* _DATA BLOCK_
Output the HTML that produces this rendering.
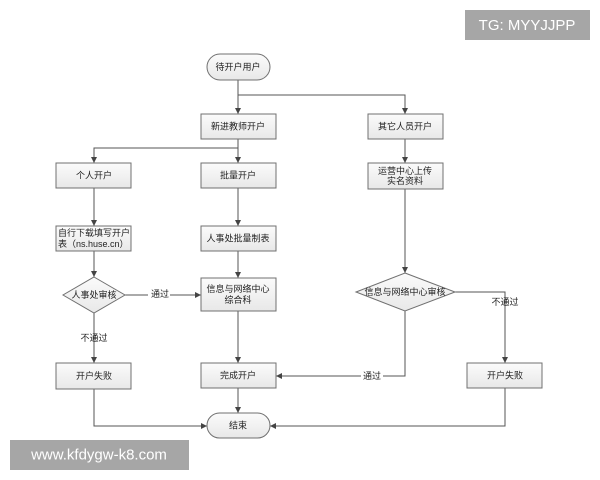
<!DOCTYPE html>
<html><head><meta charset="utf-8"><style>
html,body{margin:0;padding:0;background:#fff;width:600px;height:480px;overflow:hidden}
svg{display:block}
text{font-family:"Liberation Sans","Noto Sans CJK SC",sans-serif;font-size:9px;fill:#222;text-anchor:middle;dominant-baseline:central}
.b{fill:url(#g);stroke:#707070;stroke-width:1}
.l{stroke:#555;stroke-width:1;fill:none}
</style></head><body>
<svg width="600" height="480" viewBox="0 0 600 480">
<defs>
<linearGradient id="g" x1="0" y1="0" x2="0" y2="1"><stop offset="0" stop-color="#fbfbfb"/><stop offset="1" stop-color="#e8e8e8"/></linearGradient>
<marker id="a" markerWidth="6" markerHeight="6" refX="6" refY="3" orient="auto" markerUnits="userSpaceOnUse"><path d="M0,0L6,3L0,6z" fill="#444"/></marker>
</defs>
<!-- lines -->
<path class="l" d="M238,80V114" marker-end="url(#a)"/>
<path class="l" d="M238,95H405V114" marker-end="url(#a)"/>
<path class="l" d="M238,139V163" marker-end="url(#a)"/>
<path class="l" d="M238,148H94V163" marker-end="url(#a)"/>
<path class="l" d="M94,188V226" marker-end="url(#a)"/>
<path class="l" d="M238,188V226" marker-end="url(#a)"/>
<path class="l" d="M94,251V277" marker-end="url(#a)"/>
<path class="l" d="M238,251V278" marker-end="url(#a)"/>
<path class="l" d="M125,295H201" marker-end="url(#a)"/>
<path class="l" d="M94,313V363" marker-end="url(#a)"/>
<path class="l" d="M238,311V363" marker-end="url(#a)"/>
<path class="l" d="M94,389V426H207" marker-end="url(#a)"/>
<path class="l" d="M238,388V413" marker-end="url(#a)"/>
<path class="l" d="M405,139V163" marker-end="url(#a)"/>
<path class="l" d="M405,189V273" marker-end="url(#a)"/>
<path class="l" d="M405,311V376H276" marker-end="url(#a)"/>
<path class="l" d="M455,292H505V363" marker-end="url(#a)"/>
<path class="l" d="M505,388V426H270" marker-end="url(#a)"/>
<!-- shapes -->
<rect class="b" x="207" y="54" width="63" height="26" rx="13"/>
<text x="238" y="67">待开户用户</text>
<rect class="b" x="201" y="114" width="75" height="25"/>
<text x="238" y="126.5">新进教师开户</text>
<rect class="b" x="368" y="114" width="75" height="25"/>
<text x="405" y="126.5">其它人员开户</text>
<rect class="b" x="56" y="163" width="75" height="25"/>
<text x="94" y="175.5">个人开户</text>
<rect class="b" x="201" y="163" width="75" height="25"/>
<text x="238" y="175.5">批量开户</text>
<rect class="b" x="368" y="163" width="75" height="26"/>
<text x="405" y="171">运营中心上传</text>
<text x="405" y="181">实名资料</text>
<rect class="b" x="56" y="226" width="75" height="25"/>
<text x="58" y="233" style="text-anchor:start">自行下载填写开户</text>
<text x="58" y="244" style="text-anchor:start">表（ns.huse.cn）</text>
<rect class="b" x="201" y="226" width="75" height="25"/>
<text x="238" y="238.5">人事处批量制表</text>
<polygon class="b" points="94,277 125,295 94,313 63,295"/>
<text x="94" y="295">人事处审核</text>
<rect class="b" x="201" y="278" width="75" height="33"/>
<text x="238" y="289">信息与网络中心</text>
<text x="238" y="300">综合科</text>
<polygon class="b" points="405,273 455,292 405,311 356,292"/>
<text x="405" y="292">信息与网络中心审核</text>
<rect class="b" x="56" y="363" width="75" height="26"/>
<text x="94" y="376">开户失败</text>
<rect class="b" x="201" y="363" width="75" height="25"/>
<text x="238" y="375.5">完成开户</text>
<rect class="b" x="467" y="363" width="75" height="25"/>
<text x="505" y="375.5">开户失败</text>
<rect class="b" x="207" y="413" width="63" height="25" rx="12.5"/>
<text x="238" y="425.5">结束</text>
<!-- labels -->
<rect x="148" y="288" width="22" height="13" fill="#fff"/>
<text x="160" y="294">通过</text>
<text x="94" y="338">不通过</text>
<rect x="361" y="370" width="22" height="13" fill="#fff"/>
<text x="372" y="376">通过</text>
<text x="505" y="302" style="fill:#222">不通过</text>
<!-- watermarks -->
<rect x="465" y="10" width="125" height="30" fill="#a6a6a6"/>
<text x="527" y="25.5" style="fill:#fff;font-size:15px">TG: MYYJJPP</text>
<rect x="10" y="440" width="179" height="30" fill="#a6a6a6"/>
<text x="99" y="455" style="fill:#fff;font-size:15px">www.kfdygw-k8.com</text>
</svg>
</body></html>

* _REQUIRED TASK_
Write out the whole listing exactly, and drop the pictures.

* _EXPECTED ANSWER_
Output the HTML that produces this rendering.
<!DOCTYPE html>
<html><head><meta charset="utf-8"><style>
html,body{margin:0;padding:0;background:#fff;width:600px;height:480px;overflow:hidden}
svg{display:block}
text{font-family:"Liberation Sans","Noto Sans CJK SC",sans-serif;font-size:9px;fill:#222;text-anchor:middle;dominant-baseline:central}
.b{fill:url(#g);stroke:#707070;stroke-width:1}
.l{stroke:#555;stroke-width:1;fill:none}
</style></head><body>
<svg width="600" height="480" viewBox="0 0 600 480">
<defs>
<linearGradient id="g" x1="0" y1="0" x2="0" y2="1"><stop offset="0" stop-color="#fbfbfb"/><stop offset="1" stop-color="#e8e8e8"/></linearGradient>
<marker id="a" markerWidth="6" markerHeight="6" refX="6" refY="3" orient="auto" markerUnits="userSpaceOnUse"><path d="M0,0L6,3L0,6z" fill="#444"/></marker>
</defs>
<!-- lines -->
<path class="l" d="M238,80V114" marker-end="url(#a)"/>
<path class="l" d="M238,95H405V114" marker-end="url(#a)"/>
<path class="l" d="M238,139V163" marker-end="url(#a)"/>
<path class="l" d="M238,148H94V163" marker-end="url(#a)"/>
<path class="l" d="M94,188V226" marker-end="url(#a)"/>
<path class="l" d="M238,188V226" marker-end="url(#a)"/>
<path class="l" d="M94,251V277" marker-end="url(#a)"/>
<path class="l" d="M238,251V278" marker-end="url(#a)"/>
<path class="l" d="M125,295H201" marker-end="url(#a)"/>
<path class="l" d="M94,313V363" marker-end="url(#a)"/>
<path class="l" d="M238,311V363" marker-end="url(#a)"/>
<path class="l" d="M94,389V426H207" marker-end="url(#a)"/>
<path class="l" d="M238,388V413" marker-end="url(#a)"/>
<path class="l" d="M405,139V163" marker-end="url(#a)"/>
<path class="l" d="M405,189V273" marker-end="url(#a)"/>
<path class="l" d="M405,311V376H276" marker-end="url(#a)"/>
<path class="l" d="M455,292H505V363" marker-end="url(#a)"/>
<path class="l" d="M505,388V426H270" marker-end="url(#a)"/>
<!-- shapes -->
<rect class="b" x="207" y="54" width="63" height="26" rx="13"/>
<text x="238" y="67">待开户用户</text>
<rect class="b" x="201" y="114" width="75" height="25"/>
<text x="238" y="126.5">新进教师开户</text>
<rect class="b" x="368" y="114" width="75" height="25"/>
<text x="405" y="126.5">其它人员开户</text>
<rect class="b" x="56" y="163" width="75" height="25"/>
<text x="94" y="175.5">个人开户</text>
<rect class="b" x="201" y="163" width="75" height="25"/>
<text x="238" y="175.5">批量开户</text>
<rect class="b" x="368" y="163" width="75" height="26"/>
<text x="405" y="171">运营中心上传</text>
<text x="405" y="181">实名资料</text>
<rect class="b" x="56" y="226" width="75" height="25"/>
<text x="58" y="233" style="text-anchor:start">自行下载填写开户</text>
<text x="58" y="244" style="text-anchor:start">表（ns.huse.cn）</text>
<rect class="b" x="201" y="226" width="75" height="25"/>
<text x="238" y="238.5">人事处批量制表</text>
<polygon class="b" points="94,277 125,295 94,313 63,295"/>
<text x="94" y="295">人事处审核</text>
<rect class="b" x="201" y="278" width="75" height="33"/>
<text x="238" y="289">信息与网络中心</text>
<text x="238" y="300">综合科</text>
<polygon class="b" points="405,273 455,292 405,311 356,292"/>
<text x="405" y="292">信息与网络中心审核</text>
<rect class="b" x="56" y="363" width="75" height="26"/>
<text x="94" y="376">开户失败</text>
<rect class="b" x="201" y="363" width="75" height="25"/>
<text x="238" y="375.5">完成开户</text>
<rect class="b" x="467" y="363" width="75" height="25"/>
<text x="505" y="375.5">开户失败</text>
<rect class="b" x="207" y="413" width="63" height="25" rx="12.5"/>
<text x="238" y="425.5">结束</text>
<!-- labels -->
<rect x="148" y="288" width="22" height="13" fill="#fff"/>
<text x="160" y="294">通过</text>
<text x="94" y="338">不通过</text>
<rect x="361" y="370" width="22" height="13" fill="#fff"/>
<text x="372" y="376">通过</text>
<text x="505" y="302" style="fill:#222">不通过</text>
<!-- watermarks -->
<rect x="465" y="10" width="125" height="30" fill="#a6a6a6"/>
<text x="527" y="25.5" style="fill:#fff;font-size:15px">TG: MYYJJPP</text>
<rect x="10" y="440" width="179" height="30" fill="#a6a6a6"/>
<text x="99" y="455" style="fill:#fff;font-size:15px">www.kfdygw-k8.com</text>
</svg>
</body></html>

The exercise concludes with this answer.